BELGRADE, Serbia (AP) — Issuing an international arrest warrant for Russian President Vladimir Putin will have negative consequences and will only prolong the war in Ukraine, Serbia’s president said Sunday.

The International Criminal Court issued the warrant for the Russian leader on Friday, accusing him of war crimes. The ICC accused him of bearing personal responsibility for the abductions of children from Ukraine during Russia’s full-scale invasion of its neighbor that started almost 13 months ago.

But Serbian populist President Aleksandar Vucic, who had in the past boasted about his personal relation with the Russian leader, criticized the court’s decision.

“I think issuing an arrest warrant for Putin, not to go into legal matters, will have bad political consequences and it says that there is a great reluctance to talk about peace (and) about truce” in Ukraine, Vucic told reporters in Belgrade.

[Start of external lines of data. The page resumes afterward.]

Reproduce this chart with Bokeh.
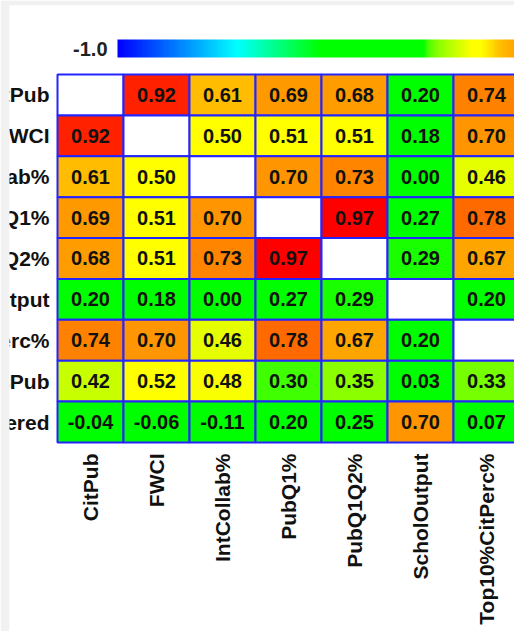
import numpy as np
from bokeh.plotting import figure
from bokeh.models import ColumnDataSource, LinearColorMapper, Range1d
from bokeh.transform import transform
from bokeh.core.properties import value
from bokeh.embed import file_html
from bokeh.resources import INLINE

# ---------------- data ----------------
col_labels = ["CitPub", "FWCI", "IntCollab%", "PubQ1%", "PubQ1Q2%",
              "ScholOutput", "Top10%CitPerc%"]
row_labels = ["CitPub", "FWCI", "IntCollab%", "PubQ1%", "PubQ1Q2%",
              "ScholOutput", "Top10%CitPerc%", "OpenAccessPub", "PatentsRegistered"]
N = None
values = [
    [N,     0.92,  0.61,  0.69, 0.68, 0.20, 0.74],
    [0.92,  N,     0.50,  0.51, 0.51, 0.18, 0.70],
    [0.61,  0.50,  N,     0.70, 0.73, 0.00, 0.46],
    [0.69,  0.51,  0.70,  N,    0.97, 0.27, 0.78],
    [0.68,  0.51,  0.73,  0.97, N,    0.29, 0.67],
    [0.20,  0.18,  0.00,  0.27, 0.29, N,    0.20],
    [0.74,  0.70,  0.46,  0.78, 0.67, 0.20, N   ],
    [0.42,  0.52,  0.48,  0.30, 0.35, 0.03, 0.33],
    [-0.04, -0.06, -0.11, 0.20, 0.25, 0.70, 0.07],
]
scale_low, scale_high = -1.0, 1.0
scale_label = "-1.0"

# ---------------- colour map (style) ----------------
anchor_vals = [-1.0, -0.50, -0.15, 0.29, 0.30, 0.33, 0.35, 0.42, 0.46, 0.49, 0.53,
               0.61, 0.67, 0.70, 0.74, 0.78, 0.92, 0.97, 1.0]
anchor_cols = ["#0000ff", "#00ffff", "#00ff00", "#00ff00", "#3cff00", "#70ff00",
               "#8cff00", "#c8ff00", "#e6ff00", "#ffff00", "#ffff00", "#ffbe00",
               "#ffa500", "#ff9600", "#ff8200", "#ff6a00", "#ff2200", "#ff0000", "#ff0000"]


def _rgb(h):
    return [int(h[i:i + 2], 16) for i in (1, 3, 5)]


_rgbs = np.array([_rgb(c) for c in anchor_cols], dtype=float)
_grid = np.linspace(scale_low, scale_high, 256)
palette = []
for g in _grid:
    r, gg, b = (np.interp(g, anchor_vals, _rgbs[:, k]) for k in range(3))
    palette.append("#%02x%02x%02x" % (int(round(r)), int(round(gg)), int(round(b))))

mapper = LinearColorMapper(palette=palette, low=scale_low, high=scale_high,
                           nan_color="white")

# ---------------- layout constants ----------------
W, H = 514, 631
cell_w, cell_h = 66.0, 40.89
frame_left, frame_top = 9, 5     # light grey window edge outside the frame
grid_left = 57                   # px of grid left edge
grid_bottom = 442                # px of grid bottom edge
n_rows = len(row_labels)
n_cols = len(col_labels)

x_start = -0.5 - (grid_left - frame_left) / cell_w
x_end = x_start + (W - frame_left) / cell_w
y_start = -0.5 - (H - grid_bottom) / cell_h
y_end = -0.5 + (grid_bottom - frame_top) / cell_h


def px_x(px):
    return x_start + (px - frame_left) / cell_w


def px_y(px):
    return -0.5 + (grid_bottom - px) / cell_h


xs, ys, vals, txt = [], [], [], []
for ri, row in enumerate(values):
    for ci, v in enumerate(row):
        xs.append(ci)
        ys.append(n_rows - 1 - ri)
        vals.append(float("nan") if v is None else v)
        txt.append("" if v is None else f"{v:.2f}")

src = ColumnDataSource(dict(x=xs, y=ys, v=vals, t=txt))

p = figure(width=W, height=H, output_backend="svg", toolbar_location=None,
           x_range=Range1d(x_start, x_end), y_range=Range1d(y_start, y_end),
           x_axis_location=None, y_axis_location=None,
           min_border=0, min_border_left=frame_left, min_border_right=0,
           min_border_top=frame_top, min_border_bottom=0)
p.outline_line_color = None
p.grid.visible = False
p.background_fill_color = "white"
p.border_fill_color = "#f1f1f1"

font = value("Liberation Sans")

p.rect(x="x", y="y", width=1, height=1, source=src,
       fill_color=transform("v", mapper), line_color="#2424ff", line_width=2)
p.text(x="x", y="y", text="t", source=src, text_align="center",
       text_baseline="middle", text_font=font, text_font_style="bold",
       text_font_size="20px", text_color="#111111")

# row labels (cut at the frame's left edge like the reference)
row_y = [n_rows - 1 - i for i in range(n_rows)]
p.text(x=[px_x(49)] * n_rows, y=row_y, text=row_labels,
       text_align="right", text_baseline="middle", text_font=font,
       text_font_style="bold", text_font_size="21px", text_color="#111111")

# column labels, vertical, reading upwards, ending just below the grid
p.text(x=list(range(n_cols)), y=[px_y(453)] * n_cols, text=col_labels,
       angle=np.pi / 2, text_align="right", text_baseline="middle",
       text_font=font, text_font_style="bold", text_font_size="21px",
       text_color="#111111")

# colour scale bar
grad = np.linspace(scale_low, scale_high, 256).reshape(1, 256)
p.image(image=[grad], x=px_x(117), y=px_y(57), dw=476 / cell_w, dh=18 / cell_h,
        color_mapper=mapper)
p.text(x=[px_x(107)], y=[px_y(48)], text=[scale_label],
       text_align="right", text_baseline="middle", text_font=font,
       text_font_style="bold", text_font_size="20px", text_color="#222222")

open("out.html", "w").write(file_html(p, INLINE))
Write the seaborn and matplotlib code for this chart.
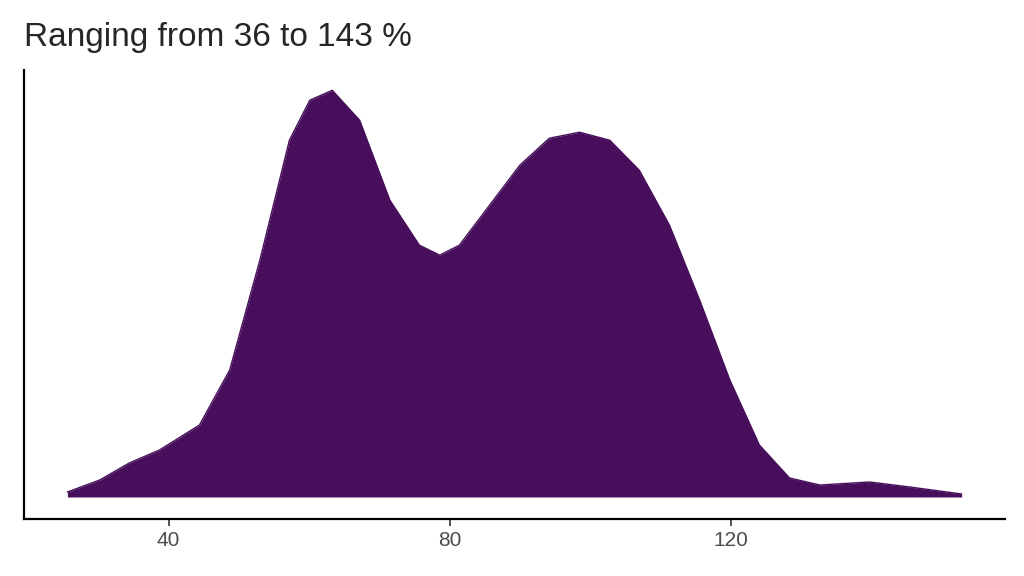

“My question is now that you have accused him of the biggest war crimes, who are you going to talk to now?” Vucic said.

“Do you really think that it is possible to defeat Russia in a month, three months or a year?” he asked, adding: “There is no doubt that the goal of those who did this is to make it difficult for Putin to communicate, so that everyone who talks to him is aware that he is accused of war crimes.”

Asked if Putin would be arrested if he comes to Serbia, Vucic said that it is “a pointless question, because it is clear that as long as the conflict (in Ukraine) continues, Putin has nowhere to go.”

Although Serbia is seeking European Union membership, it has maintained close ties to Russia and is the only European state that has refused to join international sanctions against Moscow.

Vucic, a strong opponent of international war crimes courts, was a ranking official of an ultranationalist party whose leader Vojislav Seselj and several other members ended up in the international war crimes court on trials for crimes they committed during the wars in the 1990s.

In the late 1990s, Vucic was information minister in the government of Serbian President Slobodan Milosevic during the war in Kosovo where Serb troops were accused of various war crimes committed against Kosovo Albanian separatists.

Milosevic was arrested in Serbia on war crime charges in 2001. He died at the international war crimes court in the Hague in 2006 before his trial on the crimes committed by Serbian troops during the wars in the Balkans in the 1990s ended.